Sanborn Is Back In Style The value stocks in his Oakmark Fund are suddenly looking sharper.
By Pat Regnier; Robert Sanborn

(MONEY Magazine) – Could Robert Sanborn be poised for a comeback? In 1998 and early 1999, the manager of the Oakmark Fund was on the defensive. But in April the market suddenly rediscovered value stocks, and as of mid-June, Oakmark was slightly ahead of the S&P 500 for 1999. Staff writer Pat Regnier caught up with Sanborn at an exhibit booth at the recent Morningstar fund conference.

Q. You've taken a lot of criticism from disappointed Oakmark investors. Do you react to that?

A. I was getting letters indicating that a lot of my investors really had no idea what we did. So I wrote a letter to shareholders in mid-March to explain things. The response was unbelievable. I got about 1,000 e-mails, and 90% of them were very positive. But 10% were like, "I don't want any excuses, I want to win every year." I think that's the average guy in the market right now. They're idiots and they're going to get hurt.

Q. Value stocks have been doing better recently. Is this the start of a lasting trend?

A. Yes. One sign of that: The growth companies are selling shares to the public as fast as the public will take them. They want to sell their shares to you because they want to cash out. There will be 150 dotcoms going public this year, and with so many of them, they'll be a lot less precious. But among the kind of value companies I look at, you're seeing acquisitions and stock buybacks, which means their shares are getting scarcer.

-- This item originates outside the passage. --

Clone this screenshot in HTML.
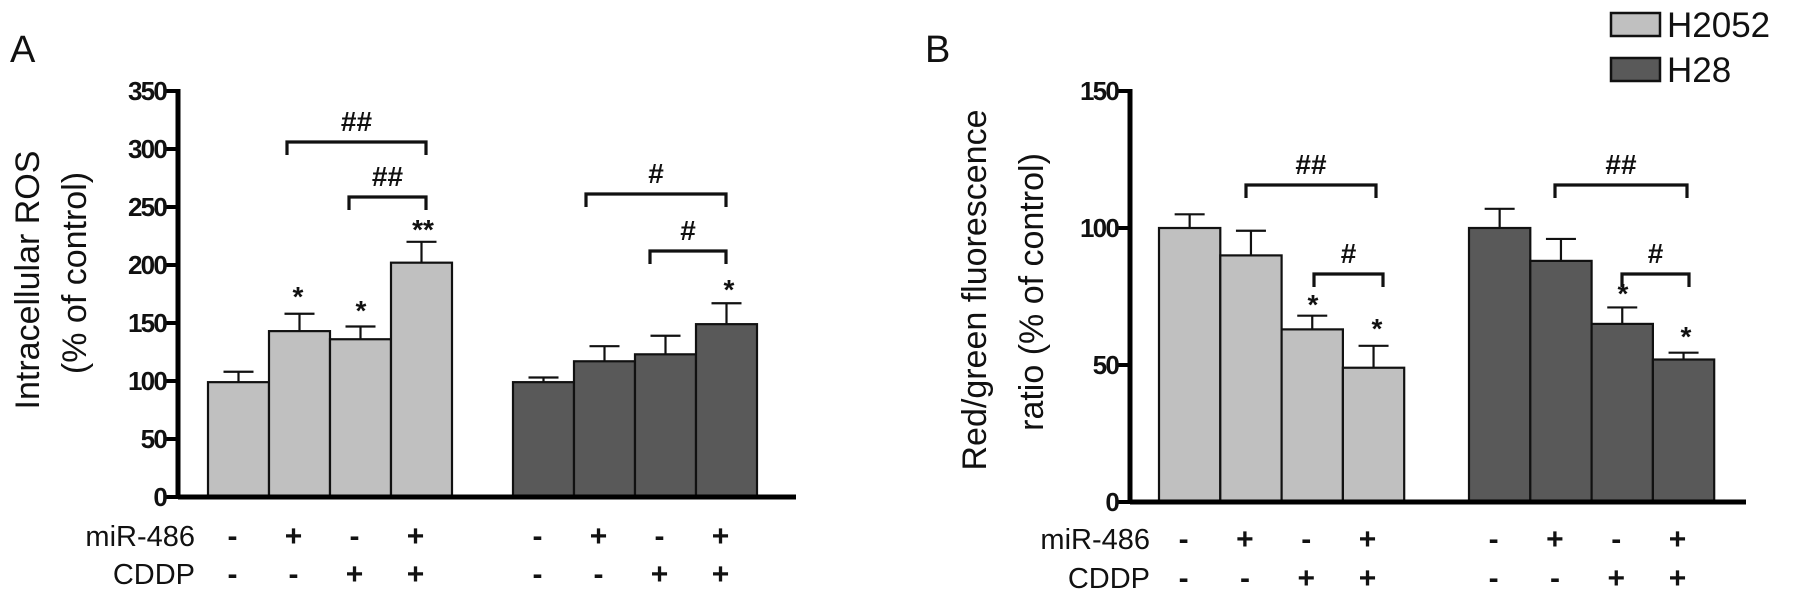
<!DOCTYPE html>
<html><head><meta charset="utf-8"><style>
html,body{margin:0;padding:0;background:#fff;}
svg{display:block;font-family:"Liberation Sans",sans-serif;}
</style></head><body>
<svg id="fig" width="1795" height="605" viewBox="0 0 1795 605" xmlns="http://www.w3.org/2000/svg">
<g id="root"></g>
</svg>
<script>
// Panel A data
const aTicks = [0,50,100,150,200,250,300,350];
const aH2052 = [99,143,136,202];
const aH2052Err = [108,158,147,220];
const aH28 = [99,117,123,149];
const aH28Err = [103,130,139,167];
// Panel B data
const bTicks = [0,50,100,150];
const bH2052 = [100,90,63,49];
const bH2052Err = [105,99,68,57];
const bH28 = [100,88,65,52];
const bH28Err = [107,96,71,54.5];
const miR = ['-','+','-','+'];
const cddp = ['-','-','+','+'];

const NS='http://www.w3.org/2000/svg';
const root=document.getElementById('root');
function mk(tag,attrs,parent){const e=document.createElementNS(NS,tag);for(const k in attrs)e.setAttribute(k,attrs[k]);(parent||root).appendChild(e);return e;}
function txt(s,attrs,parent){const e=mk('text',attrs,parent);e.textContent=s;return e;}

function panel(cfg){
  const g=mk('g',{});
  
  
  const y=v=>cfg.y0-(v/cfg.max)*(cfg.y0-cfg.yTop);
  const groups=[[cfg.g1,cfg.g1e,cfg.x1,'#c0c0c0','h2052'],[cfg.g2,cfg.g2e,cfg.x2,'#595959','h28']];
  groups.forEach(([vals,errs,x0,col,nm])=>{
    vals.forEach((v,i)=>{
      const bx=x0+i*cfg.bw, cx=bx+cfg.bw/2;
      const er=mk('g',{stroke:'#111','stroke-width':2.2},g);
      
      
      mk('line',{x1:cx,x2:cx,y1:y(v),y2:y(errs[i])},er);
      mk('line',{x1:cx-15,x2:cx+15,y1:y(errs[i]),y2:y(errs[i])},er);
      const r=mk('rect',{x:bx,y:y(v),width:cfg.bw,height:cfg.y0-y(v),fill:col,stroke:'#111','stroke-width':2.2},g);
      
      
    });
  });
  const ya=mk('line',{x1:cfg.ax,x2:cfg.ax,y1:cfg.yTop-2,y2:cfg.y0+2,stroke:'#000','stroke-width':5},g);
  
  
  const xa=mk('line',{x1:cfg.ax,x2:cfg.xEnd,y1:cfg.y0,y2:cfg.y0,stroke:'#000','stroke-width':5},g);
  
  
  cfg.ticks.forEach(t=>{
    mk('line',{x1:cfg.ax-12,x2:cfg.ax,y1:y(t),y2:y(t),stroke:'#000','stroke-width':4},g);
    const l=txt(String(t),{x:cfg.ax-12,y:y(t)+9,'text-anchor':'end','font-size':26,'font-weight':'bold','letter-spacing':'-1.8',fill:'#111'},g);
    
    
  });
  cfg.brackets.forEach(b=>{
    const p=mk('path',{d:`M${b[0]},${b[2]+13}V${b[2]}H${b[1]}V${b[2]+13}`,fill:'none',stroke:'#111','stroke-width':3.2},g);
    
    
    const s=txt(b[3],{x:(b[0]+b[1])/2,y:b[2]-11,'text-anchor':'middle','font-size':28,'font-weight':'bold',fill:'#111'},g);
    
    
  });
  cfg.stars.forEach(s=>{
    const t=txt(s[2],{x:s[0],y:s[1]+13,'text-anchor':'middle','font-size':28,'font-weight':'bold',fill:'#111'},g);
    
    
  });
  const r1=txt('miR-486',{x:cfg.rowX,y:cfg.row1+10,'text-anchor':'end','font-size':29,fill:'#111'},g);
  
  
  const r2=txt('CDDP',{x:cfg.rowX,y:cfg.row2+10,'text-anchor':'end','font-size':29,fill:'#111'},g);
  
  
  [cfg.x1,cfg.x2].forEach(x0=>{
    for(let i=0;i<4;i++){
      const cx=x0+i*cfg.bw+cfg.bw/2+cfg.signOff;
      const a=txt(miR[i],{x:cx,y:cfg.row1+10,'text-anchor':'middle','font-size':30,'font-weight':'bold',fill:'#111'},g);
      
      
      const c=txt(cddp[i],{x:cx,y:cfg.row2+10,'text-anchor':'middle','font-size':30,'font-weight':'bold',fill:'#111'},g);
      
      
    }
  });
  cfg.titles.forEach(t=>{
    const e=txt(t[0],{x:0,y:0,transform:`translate(${t[1]},${t[2]}) rotate(-90)`,'text-anchor':'middle','font-size':34,fill:'#111'},g);
    
    
  });
  const pl=txt(cfg.letter,{x:cfg.letterX,y:62,'font-size':38,fill:'#111'},g);
  
  
}

panel({name:'panel-a',letter:'A',letterX:10,ticks:aTicks,max:350,y0:497,yTop:91,ax:178,xEnd:796,
  g1:aH2052,g1e:aH2052Err,g2:aH28,g2e:aH28Err,x1:208,x2:513,bw:61,
  brackets:[[287,426,142,'##'],[349,426,197,'##'],[586,726,194,'#'],[650,726,251,'#']],
  stars:[[298,293,'*'],[361,307,'*'],[423,226,'**'],[729,286,'*']],
  rowX:195,row1:536,row2:574,signOff:-6,
  titles:[['Intracellular ROS',39,280],['(% of control)',86,273]]});

panel({name:'panel-b',letter:'B',letterX:925,ticks:bTicks,max:150,y0:502,yTop:91,ax:1130,xEnd:1746,
  g1:bH2052,g1e:bH2052Err,g2:bH28,g2e:bH28Err,x1:1159,x2:1469,bw:61.3,
  brackets:[[1246,1376,185,'##'],[1314,1383,274,'#'],[1555,1687,185,'##'],[1622,1689,274,'#']],
  stars:[[1313,301,'*'],[1377,325,'*'],[1623,290,'*'],[1686,333,'*']],
  rowX:1150,row1:539,row2:578,signOff:-6,
  titles:[['Red/green fluorescence',986,290],['ratio (% of control)',1043,292]]});

const lg=mk('g',{});


[['H2052','#c0c0c0',13],['H28','#595959',58]].forEach(([n,c,yy])=>{
  const r=mk('rect',{x:1611,y:yy,width:49,height:23,fill:c,stroke:'#111','stroke-width':2.5},lg);
  
  
  const t=txt(n,{x:1667,y:yy+24,'font-size':35,fill:'#111'},lg);
  
  
});
</script>
</body></html>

Q. What's your favorite stock right now?

A. At these prices, it's got to be Philip Morris.

Q. That stock seems to be killing more value managers than smokers. What's made you stick with it all these years?

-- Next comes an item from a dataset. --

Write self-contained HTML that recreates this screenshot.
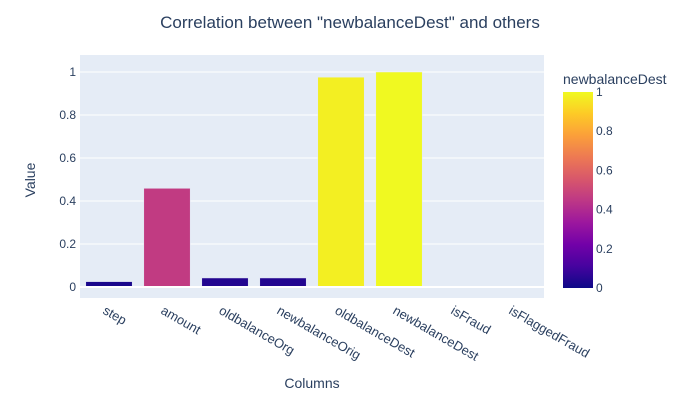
<!DOCTYPE html>
<html><head><meta charset="utf-8"><style>
body{margin:0;background:#fff;font-family:"Liberation Sans",Arial,sans-serif;}
svg text{font-family:"Liberation Sans",Arial,sans-serif;fill:#2a3f5f;}
</style></head><body>
<svg id="c" width="700" height="400">
<defs><linearGradient id="pl" x1="0" y1="1" x2="0" y2="0">
<stop offset="0" stop-color="#0d0887"/><stop offset="0.111" stop-color="#46039f"/><stop offset="0.222" stop-color="#7201a8"/><stop offset="0.333" stop-color="#9c179e"/><stop offset="0.444" stop-color="#bd3786"/><stop offset="0.556" stop-color="#d8576b"/><stop offset="0.667" stop-color="#ed7953"/><stop offset="0.778" stop-color="#fb9f3a"/><stop offset="0.889" stop-color="#fdca26"/><stop offset="1" stop-color="#f0f921"/></linearGradient></defs>
</svg>
<script>
const categories=["step","amount","oldbalanceOrg","newbalanceOrig","oldbalanceDest","newbalanceDest","isFraud","isFlaggedFraud"];
const values=[0.025,0.459,0.042,0.042,0.976,1.0,0.0005,-0.0003];
const yTicks=[0,0.2,0.4,0.6,0.8,1];
const yTickLabels=["0","0.2","0.4","0.6","0.8","1"];
const cbTicks=[0,0.2,0.4,0.6,0.8,1];
const svg=document.getElementById('c');
const NS='http://www.w3.org/2000/svg';
function mk(t,a,p){const e=document.createElementNS(NS,t);for(const k in a)e.setAttribute(k,a[k]);(p||svg).appendChild(e);return e;}
const L=80,R=544,T=55,B=298,Y0=287,Y1=72;
const y=v=>Y0-(Y0-Y1)*v;
const bw=(R-L)/categories.length;
const x=i=>L+bw*(i+0.5);
const stops=[[0,[13,8,135]],[0.111,[70,3,159]],[0.222,[114,1,168]],[0.333,[156,23,158]],[0.444,[189,55,134]],[0.556,[216,87,107]],[0.667,[237,121,83]],[0.778,[251,159,58]],[0.889,[253,202,38]],[1,[240,249,33]]];
function col(v){v=Math.max(0,Math.min(1,v));for(let i=1;i<stops.length;i++){if(v<=stops[i][0]){const a=stops[i-1],b=stops[i],t=(v-a[0])/(b[0]-a[0]);return 'rgb('+a[1].map((c,j)=>Math.round(c+(b[1][j]-c)*t)).join(',')+')';}}return 'rgb(240,249,33)';}
let e=mk('rect',{x:L,y:T,width:R-L,height:B-T,fill:'#e5ecf6'});


yTicks.forEach((v,i)=>{
 if(v!==0){const g=mk('line',{x1:L,x2:R,y1:y(v),y2:y(v),stroke:'#fff','stroke-width':1});
 
 }
 const t=mk('text',{x:L-4,y:y(v)+4,'text-anchor':'end','font-size':12});t.textContent=yTickLabels[i];
 
 
});
values.forEach((v,i)=>{
 const w=bw*0.8;const top=Math.min(y(v),Y0),h=Math.abs(y(v)-Y0);
 const b=mk('rect',{x:x(i)-w/2,y:top,width:w,height:Math.max(h,0.3),fill:col(v),stroke:'#e5ecf6','stroke-width':0.5});
 
 
 const t=mk('text',{transform:`translate(${x(i)-7},${B+15}) rotate(30)`,'font-size':13});t.textContent=categories[i];
 
 
});
e=mk('line',{x1:L,x2:R,y1:Y0,y2:Y0,stroke:'#fff','stroke-width':2});


const cbT=92,cbB=288;
e=mk('rect',{x:563,y:cbT,width:30,height:cbB-cbT,fill:'url(#pl)'});


cbTicks.forEach(v=>{const t=mk('text',{x:596,y:cbB-(cbB-cbT)*v+4,'font-size':12});t.textContent=String(v);
 
 });
function txt(s,a,n){const t=mk('text',a);t.textContent=s;}
txt('newbalanceDest',{x:563,y:84,'font-size':14},'colorbar-title');
txt('Correlation between "newbalanceDest" and others',{x:350,y:28,'text-anchor':'middle','font-size':17},'chart-title');
txt('Columns',{x:312,y:388,'text-anchor':'middle','font-size':14},'x-axis-title');
txt('Value',{transform:'translate(35,180) rotate(-90)','text-anchor':'middle','font-size':14},'y-axis-title');
</script>
</body></html>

A. At the current price of $42, you get most of the tobacco business, which provides two-thirds of Philip Morris' profit, for free. The company has a market cap of $100 billion. But its Kraft and international tobacco businesses are worth more than that, so the market is placing a negative value on the U.S. tobacco business.

Q. But the market is worried that lawsuits stemming from the U.S. tobacco business could bankrupt the company.

A. I don't see it. Because of state settlements, Philip Morris is safe from the really big third-party lawsuits. It will lose its share of suits brought by individuals, but those are very manageable. They could lose one suit a day every year and lose $10 million in every suit and handle all those costs by raising the price per pack in the U.S. by a dime. And they still have yet to pay a penny to a plaintiff.

Q. Mattel has been beaten down severely. Are you hanging in on that one too?

A. On Mattel, I'm violating one of my cardinal rules, which is to get out of a stock when the original investment rationale changes dramatically. Since I first bought Mattel three years ago, it's acquired Pleasant and the Learning Company--both of which I was skeptical of at the time. But Pleasant's American Girl dolls have broadened Mattel's product line, and the Learning Company is the top seller of educational CD-ROMs; in a few years it will be able to let customers download the software directly over the Net. We're talking 85% margins.

Q. The toy business is notoriously fickle.

A. Mattel is not a typical toy company. It has 20% of the market, and lots of evergreen products like Barbie and Hot Wheels. It has a franchise.